Work to complete ->
Pictures do not belong in the copy; restate the records below word for word.

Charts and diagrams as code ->
════════

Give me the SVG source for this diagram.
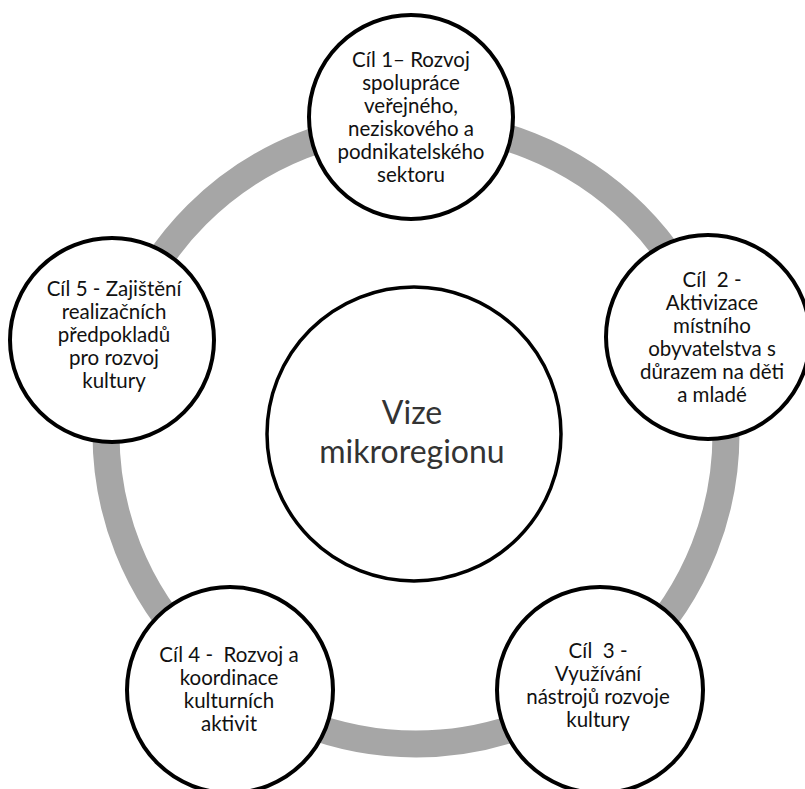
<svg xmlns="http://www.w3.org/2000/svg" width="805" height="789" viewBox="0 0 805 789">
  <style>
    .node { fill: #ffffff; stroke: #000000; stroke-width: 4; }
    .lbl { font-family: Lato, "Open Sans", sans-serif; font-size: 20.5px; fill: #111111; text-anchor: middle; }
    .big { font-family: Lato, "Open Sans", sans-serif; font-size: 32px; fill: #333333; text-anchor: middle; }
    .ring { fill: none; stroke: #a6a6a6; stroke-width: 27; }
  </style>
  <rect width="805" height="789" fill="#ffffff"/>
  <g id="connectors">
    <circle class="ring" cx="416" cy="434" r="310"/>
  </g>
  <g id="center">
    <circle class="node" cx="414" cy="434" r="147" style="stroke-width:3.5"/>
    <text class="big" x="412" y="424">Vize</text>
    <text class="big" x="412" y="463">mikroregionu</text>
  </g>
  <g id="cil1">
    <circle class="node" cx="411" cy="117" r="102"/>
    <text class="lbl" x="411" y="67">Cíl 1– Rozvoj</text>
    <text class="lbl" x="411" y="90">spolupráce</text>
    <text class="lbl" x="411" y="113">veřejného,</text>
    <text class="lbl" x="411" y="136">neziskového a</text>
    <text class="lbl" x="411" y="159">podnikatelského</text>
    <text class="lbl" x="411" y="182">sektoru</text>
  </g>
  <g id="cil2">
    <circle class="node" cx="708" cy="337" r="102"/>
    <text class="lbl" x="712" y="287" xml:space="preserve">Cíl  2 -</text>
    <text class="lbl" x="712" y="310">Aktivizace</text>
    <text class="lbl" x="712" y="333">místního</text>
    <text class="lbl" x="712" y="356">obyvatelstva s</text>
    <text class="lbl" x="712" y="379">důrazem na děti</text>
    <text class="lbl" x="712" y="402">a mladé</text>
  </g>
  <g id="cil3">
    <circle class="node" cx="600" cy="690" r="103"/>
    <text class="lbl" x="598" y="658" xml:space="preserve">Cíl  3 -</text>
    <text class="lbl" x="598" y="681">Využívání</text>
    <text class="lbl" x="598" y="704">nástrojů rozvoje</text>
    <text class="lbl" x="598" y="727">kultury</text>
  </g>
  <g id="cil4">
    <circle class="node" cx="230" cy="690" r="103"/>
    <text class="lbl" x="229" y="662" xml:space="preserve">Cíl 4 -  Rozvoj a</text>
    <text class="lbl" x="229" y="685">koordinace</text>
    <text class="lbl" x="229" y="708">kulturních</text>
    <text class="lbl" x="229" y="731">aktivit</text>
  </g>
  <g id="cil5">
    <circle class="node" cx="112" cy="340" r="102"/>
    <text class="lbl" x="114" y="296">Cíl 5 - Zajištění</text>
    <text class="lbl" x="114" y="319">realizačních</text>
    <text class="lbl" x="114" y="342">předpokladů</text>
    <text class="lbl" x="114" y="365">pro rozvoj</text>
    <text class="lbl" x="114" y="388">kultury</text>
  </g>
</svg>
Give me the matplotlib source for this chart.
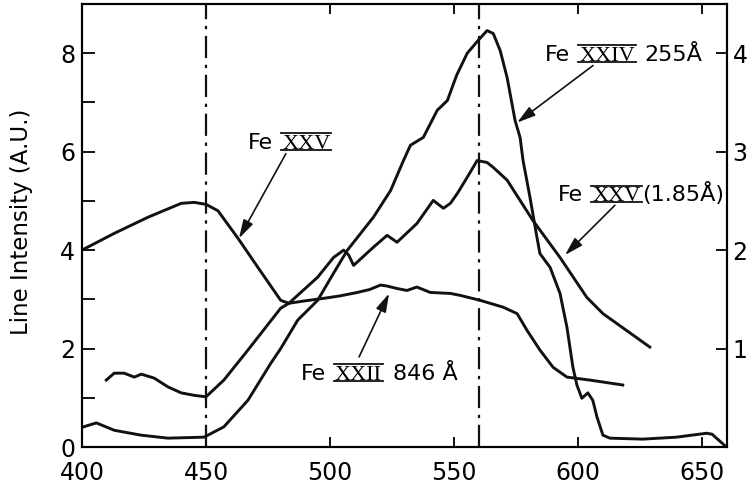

════════

Output of the exercise ->
Give me the SVG source for this diagram.
<svg xmlns="http://www.w3.org/2000/svg" width="805" height="789" viewBox="0 0 805 789">
  <style>
    .node { fill: #ffffff; stroke: #000000; stroke-width: 4; }
    .lbl { font-family: Lato, "Open Sans", sans-serif; font-size: 20.5px; fill: #111111; text-anchor: middle; }
    .big { font-family: Lato, "Open Sans", sans-serif; font-size: 32px; fill: #333333; text-anchor: middle; }
    .ring { fill: none; stroke: #a6a6a6; stroke-width: 27; }
  </style>
  <rect width="805" height="789" fill="#ffffff"/>
  <g id="connectors">
    <circle class="ring" cx="416" cy="434" r="310"/>
  </g>
  <g id="center">
    <circle class="node" cx="414" cy="434" r="147" style="stroke-width:3.5"/>
    <text class="big" x="412" y="424">Vize</text>
    <text class="big" x="412" y="463">mikroregionu</text>
  </g>
  <g id="cil1">
    <circle class="node" cx="411" cy="117" r="102"/>
    <text class="lbl" x="411" y="67">Cíl 1– Rozvoj</text>
    <text class="lbl" x="411" y="90">spolupráce</text>
    <text class="lbl" x="411" y="113">veřejného,</text>
    <text class="lbl" x="411" y="136">neziskového a</text>
    <text class="lbl" x="411" y="159">podnikatelského</text>
    <text class="lbl" x="411" y="182">sektoru</text>
  </g>
  <g id="cil2">
    <circle class="node" cx="708" cy="337" r="102"/>
    <text class="lbl" x="712" y="287" xml:space="preserve">Cíl  2 -</text>
    <text class="lbl" x="712" y="310">Aktivizace</text>
    <text class="lbl" x="712" y="333">místního</text>
    <text class="lbl" x="712" y="356">obyvatelstva s</text>
    <text class="lbl" x="712" y="379">důrazem na děti</text>
    <text class="lbl" x="712" y="402">a mladé</text>
  </g>
  <g id="cil3">
    <circle class="node" cx="600" cy="690" r="103"/>
    <text class="lbl" x="598" y="658" xml:space="preserve">Cíl  3 -</text>
    <text class="lbl" x="598" y="681">Využívání</text>
    <text class="lbl" x="598" y="704">nástrojů rozvoje</text>
    <text class="lbl" x="598" y="727">kultury</text>
  </g>
  <g id="cil4">
    <circle class="node" cx="230" cy="690" r="103"/>
    <text class="lbl" x="229" y="662" xml:space="preserve">Cíl 4 -  Rozvoj a</text>
    <text class="lbl" x="229" y="685">koordinace</text>
    <text class="lbl" x="229" y="708">kulturních</text>
    <text class="lbl" x="229" y="731">aktivit</text>
  </g>
  <g id="cil5">
    <circle class="node" cx="112" cy="340" r="102"/>
    <text class="lbl" x="114" y="296">Cíl 5 - Zajištění</text>
    <text class="lbl" x="114" y="319">realizačních</text>
    <text class="lbl" x="114" y="342">předpokladů</text>
    <text class="lbl" x="114" y="365">pro rozvoj</text>
    <text class="lbl" x="114" y="388">kultury</text>
  </g>
</svg>
Give me the matplotlib source for this chart.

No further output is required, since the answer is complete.